Stored data >>
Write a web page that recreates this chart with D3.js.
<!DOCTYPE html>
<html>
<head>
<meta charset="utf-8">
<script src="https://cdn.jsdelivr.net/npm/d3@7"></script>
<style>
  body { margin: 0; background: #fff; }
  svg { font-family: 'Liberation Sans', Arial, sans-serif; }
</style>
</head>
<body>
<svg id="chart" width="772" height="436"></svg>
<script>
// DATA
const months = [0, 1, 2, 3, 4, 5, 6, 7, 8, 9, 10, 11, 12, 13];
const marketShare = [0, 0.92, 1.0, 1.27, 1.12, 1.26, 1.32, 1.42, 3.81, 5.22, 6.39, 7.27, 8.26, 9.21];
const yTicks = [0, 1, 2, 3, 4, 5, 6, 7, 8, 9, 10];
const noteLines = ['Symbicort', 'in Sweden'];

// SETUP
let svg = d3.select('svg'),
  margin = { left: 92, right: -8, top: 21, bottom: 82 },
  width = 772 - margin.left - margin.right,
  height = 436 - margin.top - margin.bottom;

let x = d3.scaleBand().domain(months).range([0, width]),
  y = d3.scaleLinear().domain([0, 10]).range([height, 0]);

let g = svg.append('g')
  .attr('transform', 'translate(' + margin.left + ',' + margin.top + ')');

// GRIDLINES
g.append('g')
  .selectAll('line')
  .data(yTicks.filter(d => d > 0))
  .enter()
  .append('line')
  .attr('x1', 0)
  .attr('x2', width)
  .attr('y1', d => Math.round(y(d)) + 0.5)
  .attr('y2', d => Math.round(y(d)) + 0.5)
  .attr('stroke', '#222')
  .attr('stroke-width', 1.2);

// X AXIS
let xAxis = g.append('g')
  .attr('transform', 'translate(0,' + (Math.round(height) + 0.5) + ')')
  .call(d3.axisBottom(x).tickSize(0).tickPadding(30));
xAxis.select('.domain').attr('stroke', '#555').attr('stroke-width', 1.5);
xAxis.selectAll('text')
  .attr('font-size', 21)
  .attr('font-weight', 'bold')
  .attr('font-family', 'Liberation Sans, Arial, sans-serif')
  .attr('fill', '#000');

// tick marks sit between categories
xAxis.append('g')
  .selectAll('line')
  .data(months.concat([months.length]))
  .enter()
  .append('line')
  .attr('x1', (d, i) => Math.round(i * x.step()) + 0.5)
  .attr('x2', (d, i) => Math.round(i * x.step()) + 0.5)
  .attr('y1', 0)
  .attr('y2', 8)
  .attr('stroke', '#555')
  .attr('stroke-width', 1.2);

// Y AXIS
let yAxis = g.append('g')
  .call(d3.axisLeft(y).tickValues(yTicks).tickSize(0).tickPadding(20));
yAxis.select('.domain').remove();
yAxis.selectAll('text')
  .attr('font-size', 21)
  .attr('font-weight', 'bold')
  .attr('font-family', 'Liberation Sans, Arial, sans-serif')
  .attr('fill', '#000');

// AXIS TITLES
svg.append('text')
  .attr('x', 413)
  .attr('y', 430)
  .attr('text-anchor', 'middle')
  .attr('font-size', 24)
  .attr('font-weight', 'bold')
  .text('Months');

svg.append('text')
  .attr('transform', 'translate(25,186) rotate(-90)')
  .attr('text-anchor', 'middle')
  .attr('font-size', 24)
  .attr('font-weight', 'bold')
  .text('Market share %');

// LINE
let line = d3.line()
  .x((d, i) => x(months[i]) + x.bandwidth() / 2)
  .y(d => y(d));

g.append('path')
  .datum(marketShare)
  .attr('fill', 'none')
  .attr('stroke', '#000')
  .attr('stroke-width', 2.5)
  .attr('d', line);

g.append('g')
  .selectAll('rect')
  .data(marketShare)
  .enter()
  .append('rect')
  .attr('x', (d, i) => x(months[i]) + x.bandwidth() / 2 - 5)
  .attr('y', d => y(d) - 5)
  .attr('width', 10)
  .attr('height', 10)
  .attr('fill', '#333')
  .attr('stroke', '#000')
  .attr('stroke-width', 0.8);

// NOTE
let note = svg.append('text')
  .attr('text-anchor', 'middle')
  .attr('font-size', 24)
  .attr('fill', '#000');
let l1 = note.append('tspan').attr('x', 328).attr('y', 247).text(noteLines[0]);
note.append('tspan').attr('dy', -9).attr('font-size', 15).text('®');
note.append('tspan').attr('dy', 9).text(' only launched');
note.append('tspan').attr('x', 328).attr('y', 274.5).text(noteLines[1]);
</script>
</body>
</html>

Task description >>
Select and copy each line from the data that includes the word "chart".

Answer to the exercise >>
Write a web page that recreates this chart with D3.js.
<svg id="chart" width="772" height="436"></svg>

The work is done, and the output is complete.